═══ GIVEN MATERIAL

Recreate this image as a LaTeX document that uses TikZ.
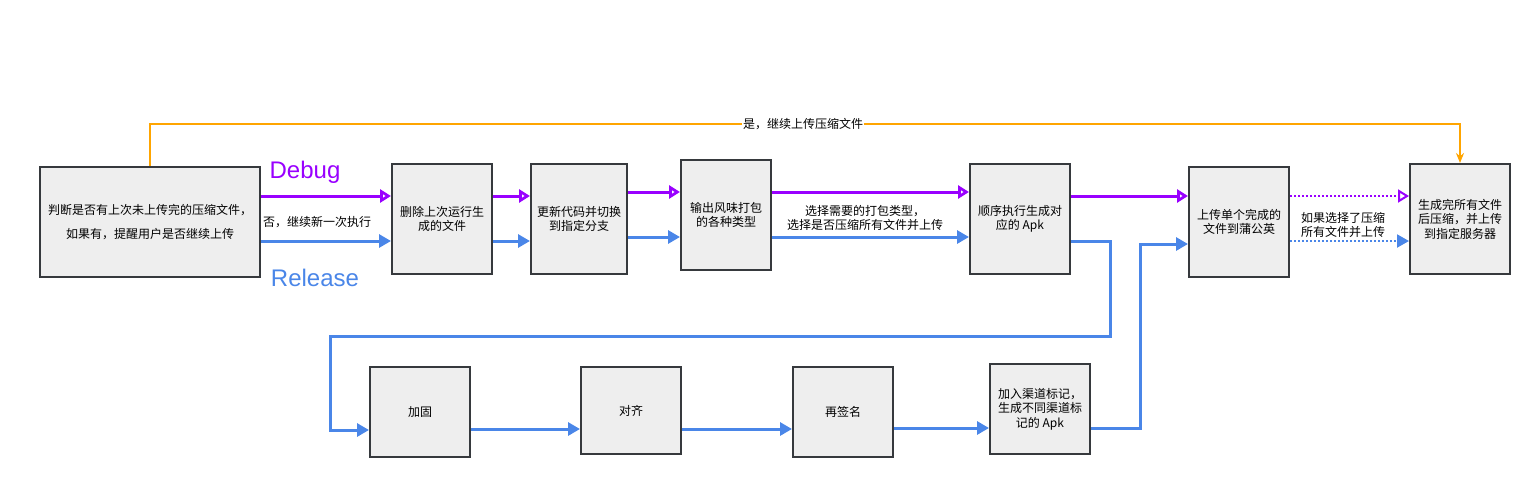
\documentclass[tikz,border=0pt]{standalone}
\usepackage{fontspec}
\setmainfont{Noto Sans CJK SC}
\newfontfamily\lib{Liberation Sans}
\usetikzlibrary{arrows.meta}
\definecolor{dbgc}{RGB}{153,0,255}
\definecolor{relc}{RGB}{74,134,232}
\definecolor{orc}{RGB}{255,165,0}
\definecolor{boxfill}{RGB}{238,238,238}
\definecolor{boxline}{RGB}{54,57,61}
\tikzset{
  box/.style={draw=boxline, fill=boxfill, line width=2pt, align=center, inner sep=2pt,
    font=\fontsize{12}{14.5}\selectfont},
  dbg/.style={draw=dbgc, line width=3pt, -{Triangle[open, fill=white, length=11pt, width=13pt]}},
  rel/.style={draw=relc, line width=3pt, -{Triangle[length=12pt, width=13pt]}},
  dbgdot/.style={dbg, line width=2pt, dotted},
  reldot/.style={rel, line width=2pt, dotted},
  orl/.style={draw=orc, line width=2pt, -{Stealth[length=10pt, width=8pt]}},
  lbl/.style={font=\fontsize{12}{14.5}\selectfont, align=center, inner sep=1pt}
}
\begin{document}
\begin{tikzpicture}[x=1pt, y=-1pt]
\useasboundingbox (0,0) rectangle (1530,477);
% boxes
\node[box, minimum width=220pt, minimum height=110pt] (a) at (150,222) {判断是否有上次未上传完的压缩文件，\\[10pt]如果有，提醒用户是否继续上传};
\node[box, minimum width=100pt, minimum height=110pt] (b) at (442,219) {删除上次运行生\\成的文件};
\node[box, minimum width=96pt, minimum height=110pt] (c) at (579,219) {更新代码并切换\\到指定分支};
\node[box, minimum width=90pt, minimum height=110pt] (d) at (726,215) {输出风味打包\\的各种类型};
\node[box, minimum width=100pt, minimum height=110pt] (e) at (1020,219) {顺序执行生成对\\应的 Apk};
\node[box, minimum width=100pt, minimum height=110pt] (f) at (1239,222) {上传单个完成的\\文件到蒲公英};
\node[box, minimum width=100pt, minimum height=110pt] (g) at (1460,219) {生成完所有文件\\后压缩，并上传\\到指定服务器};
\node[box, minimum width=100pt, minimum height=90pt] (h) at (420,412) {加固};
\node[box, minimum width=100pt, minimum height=87pt] (i) at (631,410.5) {对齐};
\node[box, minimum width=100pt, minimum height=90pt] (j) at (843,412) {再签名};
\node[box, minimum width=100pt, minimum height=90pt] (k) at (1040,409) {加入渠道标记，\\生成不同渠道标\\记的 Apk};
% row coordinates
\coordinate (rd1) at (0,196);
\coordinate (rr1) at (0,241);
\coordinate (rd2) at (0,192);
\coordinate (rr2) at (0,237);
\coordinate (rh) at (0,430);
\coordinate (rl) at (0,429);
\coordinate (rk) at (0,428);
\coordinate (rf) at (0,244);
% debug arrows
\draw[dbg] (a.east |- rd1) -- (b.west |- rd1);
\draw[dbg] (b.east |- rd1) -- (c.west |- rd1);
\draw[dbg] (c.east |- rd2) -- (d.west |- rd2);
\draw[dbg] (d.east |- rd2) -- (e.west |- rd2);
\draw[dbg] (e.east |- rd1) -- (f.west |- rd1);
\draw[dbgdot] (f.east |- rd1) -- (g.west |- rd1);
% release arrows
\draw[rel] (a.east |- rr1) -- (b.west |- rr1);
\draw[rel] (b.east |- rr1) -- (c.west |- rr1);
\draw[rel] (c.east |- rr2) -- (d.west |- rr2);
\draw[rel] (d.east |- rr2) -- (e.west |- rr2);
\draw[reldot] (f.east |- rr1) -- (g.west |- rr1);
\coordinate (e1) at (1110,241);
\coordinate (e2) at (1110,336);
\coordinate (e3) at (330,336);
\coordinate (e4) at (330,430);
\draw[rel] (e.east |- rr1) -- (e1) -- (e2) -- (e3) -- (e4) -- (h.west |- rh);
\draw[rel] (h.east |- rl) -- (i.west |- rl);
\draw[rel] (i.east |- rl) -- (j.west |- rl);
\draw[rel] (j.east |- rk) -- (k.west |- rk);
\coordinate (k1) at (1140,428);
\coordinate (k2) at (1140,244);
\draw[rel] (k.east |- rk) -- (k1) -- (k2) -- (f.west |- rf);
% orange
\coordinate (ot) at (803,124);
\draw[orl] (a.north) |- (ot) -| (g.north);
\node[lbl, fill=white] (olab) at (ot) {是，继续上传压缩文件};
% labels
\node[font=\lib\fontsize{24}{28}\selectfont, text=dbgc, inner sep=0pt] (dl) at (305,172) {Debug};
\node[font=\lib\fontsize{24}{28}\selectfont, text=relc, inner sep=0pt] (rlb) at (315,278) {Release};
\node[lbl] (nl) at (317,222) {否，继续新一次执行};
\node[lbl] (sl) at (865,218) {选择需要的打包类型，\\选择是否压缩所有文件并上传};
\node[lbl] (fl) at (1343,225) {如果选择了压缩\\所有文件并上传};
\end{tikzpicture}
\end{document}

══════

Leave out the pictures and copy the rest of the material above exactly.

Recreate this image as a LaTeX document that uses TikZ.
\documentclass[tikz,border=0pt]{standalone}
\usepackage{fontspec}
\setmainfont{Noto Sans CJK SC}
\newfontfamily\lib{Liberation Sans}
\usetikzlibrary{arrows.meta}
\definecolor{dbgc}{RGB}{153,0,255}
\definecolor{relc}{RGB}{74,134,232}
\definecolor{orc}{RGB}{255,165,0}
\definecolor{boxfill}{RGB}{238,238,238}
\definecolor{boxline}{RGB}{54,57,61}
\tikzset{
  box/.style={draw=boxline, fill=boxfill, line width=2pt, align=center, inner sep=2pt,
    font=\fontsize{12}{14.5}\selectfont},
  dbg/.style={draw=dbgc, line width=3pt, -{Triangle[open, fill=white, length=11pt, width=13pt]}},
  rel/.style={draw=relc, line width=3pt, -{Triangle[length=12pt, width=13pt]}},
  dbgdot/.style={dbg, line width=2pt, dotted},
  reldot/.style={rel, line width=2pt, dotted},
  orl/.style={draw=orc, line width=2pt, -{Stealth[length=10pt, width=8pt]}},
  lbl/.style={font=\fontsize{12}{14.5}\selectfont, align=center, inner sep=1pt}
}
\begin{document}
\begin{tikzpicture}[x=1pt, y=-1pt]
\useasboundingbox (0,0) rectangle (1530,477);
% boxes
\node[box, minimum width=220pt, minimum height=110pt] (a) at (150,222) {判断是否有上次未上传完的压缩文件，\\[10pt]如果有，提醒用户是否继续上传};
\node[box, minimum width=100pt, minimum height=110pt] (b) at (442,219) {删除上次运行生\\成的文件};
\node[box, minimum width=96pt, minimum height=110pt] (c) at (579,219) {更新代码并切换\\到指定分支};
\node[box, minimum width=90pt, minimum height=110pt] (d) at (726,215) {输出风味打包\\的各种类型};
\node[box, minimum width=100pt, minimum height=110pt] (e) at (1020,219) {顺序执行生成对\\应的 Apk};
\node[box, minimum width=100pt, minimum height=110pt] (f) at (1239,222) {上传单个完成的\\文件到蒲公英};
\node[box, minimum width=100pt, minimum height=110pt] (g) at (1460,219) {生成完所有文件\\后压缩，并上传\\到指定服务器};
\node[box, minimum width=100pt, minimum height=90pt] (h) at (420,412) {加固};
\node[box, minimum width=100pt, minimum height=87pt] (i) at (631,410.5) {对齐};
\node[box, minimum width=100pt, minimum height=90pt] (j) at (843,412) {再签名};
\node[box, minimum width=100pt, minimum height=90pt] (k) at (1040,409) {加入渠道标记，\\生成不同渠道标\\记的 Apk};
% row coordinates
\coordinate (rd1) at (0,196);
\coordinate (rr1) at (0,241);
\coordinate (rd2) at (0,192);
\coordinate (rr2) at (0,237);
\coordinate (rh) at (0,430);
\coordinate (rl) at (0,429);
\coordinate (rk) at (0,428);
\coordinate (rf) at (0,244);
% debug arrows
\draw[dbg] (a.east |- rd1) -- (b.west |- rd1);
\draw[dbg] (b.east |- rd1) -- (c.west |- rd1);
\draw[dbg] (c.east |- rd2) -- (d.west |- rd2);
\draw[dbg] (d.east |- rd2) -- (e.west |- rd2);
\draw[dbg] (e.east |- rd1) -- (f.west |- rd1);
\draw[dbgdot] (f.east |- rd1) -- (g.west |- rd1);
% release arrows
\draw[rel] (a.east |- rr1) -- (b.west |- rr1);
\draw[rel] (b.east |- rr1) -- (c.west |- rr1);
\draw[rel] (c.east |- rr2) -- (d.west |- rr2);
\draw[rel] (d.east |- rr2) -- (e.west |- rr2);
\draw[reldot] (f.east |- rr1) -- (g.west |- rr1);
\coordinate (e1) at (1110,241);
\coordinate (e2) at (1110,336);
\coordinate (e3) at (330,336);
\coordinate (e4) at (330,430);
\draw[rel] (e.east |- rr1) -- (e1) -- (e2) -- (e3) -- (e4) -- (h.west |- rh);
\draw[rel] (h.east |- rl) -- (i.west |- rl);
\draw[rel] (i.east |- rl) -- (j.west |- rl);
\draw[rel] (j.east |- rk) -- (k.west |- rk);
\coordinate (k1) at (1140,428);
\coordinate (k2) at (1140,244);
\draw[rel] (k.east |- rk) -- (k1) -- (k2) -- (f.west |- rf);
% orange
\coordinate (ot) at (803,124);
\draw[orl] (a.north) |- (ot) -| (g.north);
\node[lbl, fill=white] (olab) at (ot) {是，继续上传压缩文件};
% labels
\node[font=\lib\fontsize{24}{28}\selectfont, text=dbgc, inner sep=0pt] (dl) at (305,172) {Debug};
\node[font=\lib\fontsize{24}{28}\selectfont, text=relc, inner sep=0pt] (rlb) at (315,278) {Release};
\node[lbl] (nl) at (317,222) {否，继续新一次执行};
\node[lbl] (sl) at (865,218) {选择需要的打包类型，\\选择是否压缩所有文件并上传};
\node[lbl] (fl) at (1343,225) {如果选择了压缩\\所有文件并上传};
\end{tikzpicture}
\end{document}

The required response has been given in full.